At least two courses in addition to B-10 have lectures videotaped only for students with special needs, said Amy J. Thompson, manager of the Audio-Visual department of the Faculty of Arts and Sciences.
Several students in B-10 have asked their teaching fellows for permission to view the tapes--and have been denied access, said head teaching fellow Greg Thomas.
"I think that students, if they want to see the tape and it exists, should be able to see the tape," said Shivashish Chatterjee '95, a student in the course.
But Cheng said viewing tapes of lectures was not "part of the deal" for B-10.
"We don't want the tapes to become a good reason for not coming to class," Winter said. "The dynamic of what goes on in [lecture] is as much a part of learning as the reading in the sections."

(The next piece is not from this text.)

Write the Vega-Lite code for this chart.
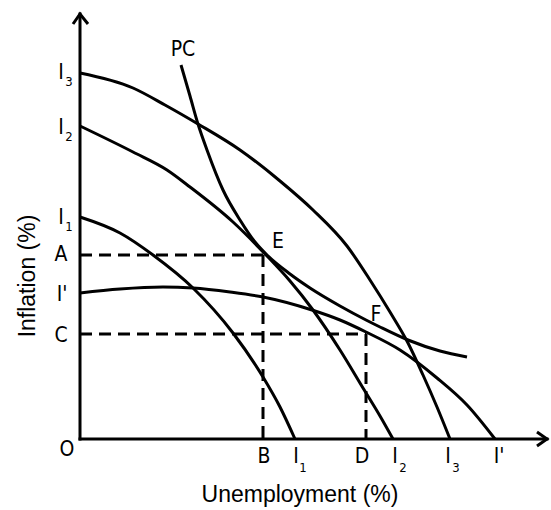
{
  "$schema": "https://vega.github.io/schema/vega-lite/v6.json",
  "width": 468,
  "height": 426,
  "autosize": {"type": "none"},
  "padding": {"left": 80, "top": 13, "right": 3, "bottom": 71},
  "background": "white",
  "config": {"view": {"stroke": null}},
  "layer": [
    {
      "data": {"values": [
        {"curve": "I3", "x": 0, "y": 366}, {"curve": "I3", "x": 53, "y": 351}, {"curve": "I3", "x": 85, "y": 334}, {"curve": "I3", "x": 118, "y": 315}, {"curve": "I3", "x": 160, "y": 289}, {"curve": "I3", "x": 200, "y": 258}, {"curve": "I3", "x": 233, "y": 229}, {"curve": "I3", "x": 267, "y": 193}, {"curve": "I3", "x": 290, "y": 159}, {"curve": "I3", "x": 310, "y": 127}, {"curve": "I3", "x": 328, "y": 96}, {"curve": "I3", "x": 343, "y": 64}, {"curve": "I3", "x": 357, "y": 32}, {"curve": "I3", "x": 370, "y": 0},
        {"curve": "I2", "x": 0, "y": 313}, {"curve": "I2", "x": 53, "y": 287}, {"curve": "I2", "x": 87, "y": 269}, {"curve": "I2", "x": 110, "y": 252}, {"curve": "I2", "x": 153, "y": 217}, {"curve": "I2", "x": 187, "y": 183}, {"curve": "I2", "x": 210, "y": 158}, {"curve": "I2", "x": 233, "y": 129}, {"curve": "I2", "x": 260, "y": 89}, {"curve": "I2", "x": 283, "y": 51}, {"curve": "I2", "x": 300, "y": 23}, {"curve": "I2", "x": 313, "y": 0},
        {"curve": "I1", "x": 0, "y": 222}, {"curve": "I1", "x": 40, "y": 206}, {"curve": "I1", "x": 73, "y": 184}, {"curve": "I1", "x": 113, "y": 151}, {"curve": "I1", "x": 153, "y": 106}, {"curve": "I1", "x": 183, "y": 62}, {"curve": "I1", "x": 200, "y": 32}, {"curve": "I1", "x": 215, "y": 0},
        {"curve": "Ip", "x": 0, "y": 146}, {"curve": "Ip", "x": 40, "y": 150}, {"curve": "Ip", "x": 83, "y": 152}, {"curve": "Ip", "x": 113, "y": 151}, {"curve": "Ip", "x": 150, "y": 147}, {"curve": "Ip", "x": 183, "y": 142}, {"curve": "Ip", "x": 232, "y": 129}, {"curve": "Ip", "x": 260, "y": 119}, {"curve": "Ip", "x": 286, "y": 107}, {"curve": "Ip", "x": 320, "y": 89}, {"curve": "Ip", "x": 357, "y": 61}, {"curve": "Ip", "x": 387, "y": 34}, {"curve": "Ip", "x": 415, "y": 0},
        {"curve": "PC", "x": 101, "y": 374}, {"curve": "PC", "x": 110, "y": 343}, {"curve": "PC", "x": 118, "y": 315}, {"curve": "PC", "x": 127, "y": 289}, {"curve": "PC", "x": 143, "y": 249}, {"curve": "PC", "x": 160, "y": 219}, {"curve": "PC", "x": 175, "y": 197}, {"curve": "PC", "x": 187, "y": 184}, {"curve": "PC", "x": 210, "y": 165}, {"curve": "PC", "x": 230, "y": 151}, {"curve": "PC", "x": 260, "y": 133}, {"curve": "PC", "x": 286, "y": 119}, {"curve": "PC", "x": 300, "y": 112}, {"curve": "PC", "x": 328, "y": 99}, {"curve": "PC", "x": 360, "y": 88}, {"curve": "PC", "x": 387, "y": 82}
      ]},
      "mark": {"type": "line", "color": "black", "strokeWidth": 3, "interpolate": "monotone", "clip": false},
      "encoding": {
        "x": {"field": "x", "type": "quantitative", "scale": {"domain": [0, 468], "nice": false, "zero": false}, "axis": null},
        "y": {"field": "y", "type": "quantitative", "scale": {"domain": [0, 426], "nice": false, "zero": false}, "axis": null},
        "detail": {"field": "curve"}
      }
    },
    {
      "data": {"values": [
        {"x": 0, "y": 0, "x2": 467, "y2": 0},
        {"x": 0, "y": 0, "x2": 0, "y2": 425}
      ]},
      "mark": {"type": "rule", "color": "black", "strokeWidth": 3, "strokeCap": "square"},
      "encoding": {
        "x": {"field": "x", "type": "quantitative"},
        "y": {"field": "y", "type": "quantitative"},
        "x2": {"field": "x2"},
        "y2": {"field": "y2"}
      }
    },
    {
      "data": {"values": [
        {"a": "x", "o": 1, "x": 457, "y": 7}, {"a": "x", "o": 2, "x": 467, "y": 0}, {"a": "x", "o": 3, "x": 457, "y": -7},
        {"a": "y", "o": 1, "x": -7, "y": 415}, {"a": "y", "o": 2, "x": 0, "y": 425}, {"a": "y", "o": 3, "x": 8, "y": 415}
      ]},
      "mark": {"type": "line", "color": "black", "strokeWidth": 3, "strokeJoin": "miter", "clip": false},
      "encoding": {
        "x": {"field": "x", "type": "quantitative"},
        "y": {"field": "y", "type": "quantitative"},
        "detail": {"field": "a"},
        "order": {"field": "o"}
      }
    },
    {
      "data": {"values": [
        {"x": 0, "y": 184, "x2": 183, "y2": 184},
        {"x": 183, "y": 184, "x2": 183, "y2": 0},
        {"x": 0, "y": 105, "x2": 286, "y2": 105},
        {"x": 286, "y": 105, "x2": 286, "y2": 0}
      ]},
      "mark": {"type": "rule", "color": "black", "strokeWidth": 3, "strokeDash": [12, 7]},
      "encoding": {
        "x": {"field": "x", "type": "quantitative"},
        "y": {"field": "y", "type": "quantitative"},
        "x2": {"field": "x2"},
        "y2": {"field": "y2"}
      }
    },
    {
      "data": {"values": [
        {"x": -19, "y": 366, "t": "I"},
        {"x": -19, "y": 311, "t": "I"},
        {"x": -19, "y": 221, "t": "I"},
        {"x": -19, "y": 184, "t": "A"},
        {"x": -18, "y": 144, "t": "I'"},
        {"x": -19, "y": 103, "t": "C"},
        {"x": -13, "y": -11, "t": "O"},
        {"x": 184, "y": -18, "t": "B"},
        {"x": 216, "y": -18, "t": "I"},
        {"x": 282, "y": -18, "t": "D"},
        {"x": 315, "y": -18, "t": "I"},
        {"x": 368, "y": -18, "t": "I"},
        {"x": 419, "y": -18, "t": "I'"},
        {"x": 103, "y": 389, "t": "PC"},
        {"x": 198, "y": 197, "t": "E"},
        {"x": 296, "y": 124, "t": "F"}
      ]},
      "mark": {"type": "text", "fontSize": 21, "font": "Liberation Sans Narrow, DejaVu Sans Condensed, Liberation Sans", "align": "center", "baseline": "middle", "color": "black"},
      "encoding": {
        "x": {"field": "x", "type": "quantitative"},
        "y": {"field": "y", "type": "quantitative"},
        "text": {"field": "t"}
      }
    },
    {
      "data": {"values": [
        {"x": -11, "y": 357, "t": "3"},
        {"x": -11, "y": 302, "t": "2"},
        {"x": -11, "y": 212, "t": "1"},
        {"x": 223, "y": -29, "t": "1"},
        {"x": 323, "y": -29, "t": "2"},
        {"x": 376, "y": -29, "t": "3"}
      ]},
      "mark": {"type": "text", "fontSize": 13, "font": "Liberation Sans Narrow, DejaVu Sans Condensed, Liberation Sans", "align": "center", "baseline": "middle", "color": "black"},
      "encoding": {
        "x": {"field": "x", "type": "quantitative"},
        "y": {"field": "y", "type": "quantitative"},
        "text": {"field": "t"}
      }
    },
    {
      "data": {"values": [{"x": 220, "y": -56, "t": "Unemployment (%)"}]},
      "mark": {"type": "text", "fontSize": 23, "font": "Liberation Sans", "align": "center", "baseline": "middle", "color": "black"},
      "encoding": {
        "x": {"field": "x", "type": "quantitative"},
        "y": {"field": "y", "type": "quantitative"},
        "text": {"field": "t"}
      }
    },
    {
      "data": {"values": [{"x": -52, "y": 163, "t": "Inflation (%)"}]},
      "mark": {"type": "text", "fontSize": 23, "font": "Liberation Sans", "align": "center", "baseline": "middle", "angle": 270, "color": "black"},
      "encoding": {
        "x": {"field": "x", "type": "quantitative"},
        "y": {"field": "y", "type": "quantitative"},
        "text": {"field": "t"}
      }
    }
  ]
}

All students were allowed to watch tapes of the first two lectures, when Sackler auditorium was so full that some students had to listen from outside, said Joel O. Ying '95, another student in the course.
Winter said there is no way to provide equal access to the videotapes for all students in the course because the facilities where students can view videotaped lectures are "not set up for large access."
But many courses with high enrollment, including Social Analysis 10, Physics 11, and Science B-15, tape lectures regularly and allow all enrolled students to view the tapes.
Arrangements for viewing lecture tapes vary from course to course and are made at the discretion of the instructors, Thompson said.
Some students said the decision on whether or not to videotape should be left to the professors.
"It's their decision," Christopher J. Exner '95 said. "I don't think they should be under obligation to tape the class."